11 Eylül 2013 Çarşamba

Bazen



Bir hata yaparsınız, veya hatalar. Kafanıza kakılır. Başkaları değilse bile insan kendi kafasına kakıyor hatalarını. Kurtulamayınca, kendini bir yerde görememek bile batıyor. İnsan adı geçsin, adı söylensin istiyor. Bişeylerin üstünden zaman geçince artık geçip gitsin istiyor.

Sevdiğin birinin anılarına saygı duymak devasa bir dilemma. Asla geçemiyorsun fakat öbür türlü şeyler de geçmiş gitmiş.

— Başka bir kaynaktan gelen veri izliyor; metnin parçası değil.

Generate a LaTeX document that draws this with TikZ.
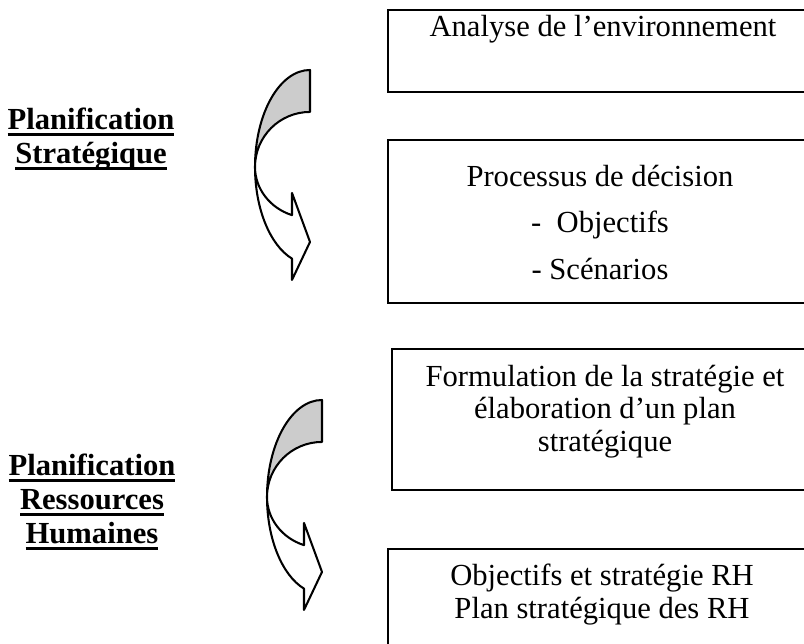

Bir de ne var biliyor musun? İnsan seçici davranıyor. Kendini üstün konumda görmeyeceksin. İnsan acizdir, muhtaçtır, çok artislik yapmamalıdır. Evet sevgili usta ya da çırak, usta ya da çırak olmak saygıyla ilgili bir fark yaratmıyor. Bazı şeyleri boşvermeli, bazı şeylerin gitmesine izin vermeli. Olana yeniye yer açmak bu kadar zor da olmamalı ama öbür taraftan.

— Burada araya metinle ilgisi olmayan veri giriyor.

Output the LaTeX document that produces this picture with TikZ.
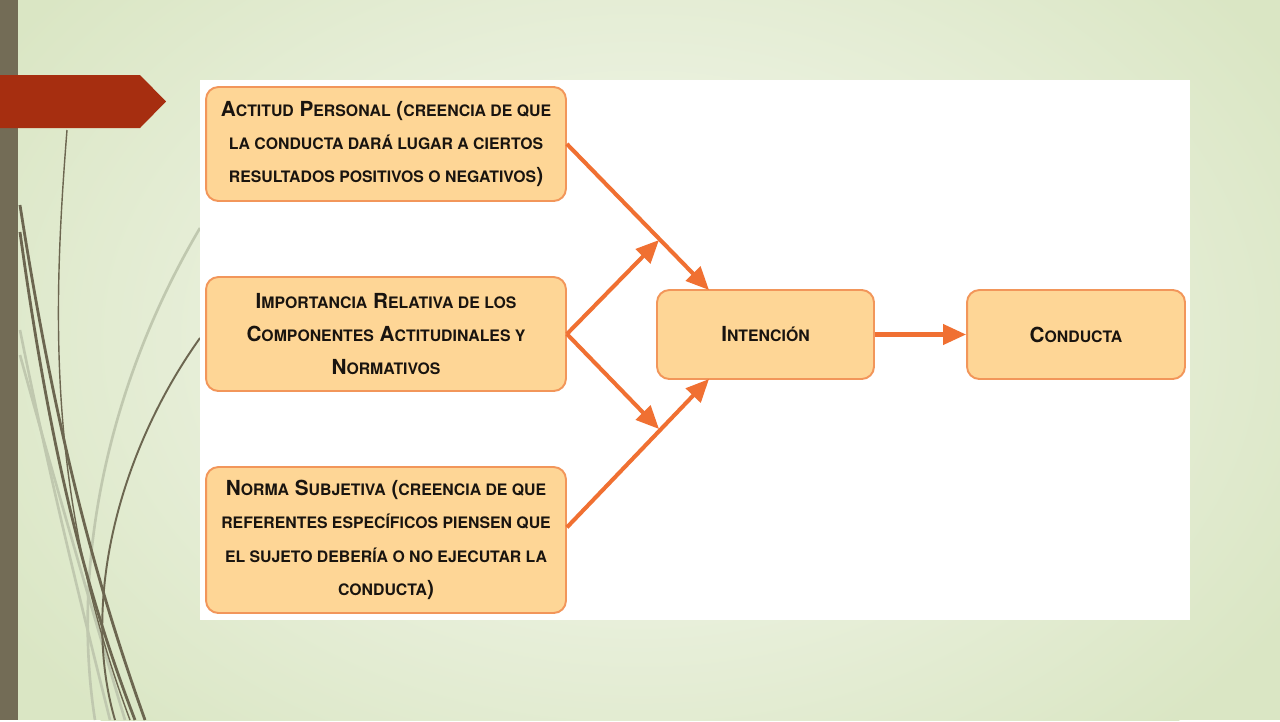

Büyük dilemmalar bunlar sevgili jedi'lar. Fakat şunu düşününce, yani Higgs bozonunu, hiçbirşeyin mantığı kalmıyor. Zamanın ve kütlenin sırf bu Higgs parçacığının ışık hızından daha yavaş hareket ettiği için var olması garip değil mi. Ve biz de zilgazilkatrilfrilbrilyorlarca olasılık içerisinde böyle ufak meselelere takılıyoruz. Uzay-zaman'la ilgili boyutların ve düzlemlerin arasında senin 2013 yılında yaşama olasılığın 1/106844651348345  olsa, şuanda internete giriyor olma olasılığın 1/106844651348345  olsa, şuanda bu yazıyı okuyor olma olasılığın yaklaşık olarak 1/106844651348345 x 1/106844651348345 x 1/106844651348345 falan. Hal böyle olunca pek bir mânâmız yok. Kafaya dakma etrafta dakıl o yüzden. Eski sevgilinin, geçmiş zamanın, yahut geleceğin manası büyük resmin sadece 1/10205339540450357825845842125455'i falan. Ancak rakam olarak sayabiliyorsun değil mi? Eğer o rakamları tek tek saydıysan da Allah şifa versin ikimize de.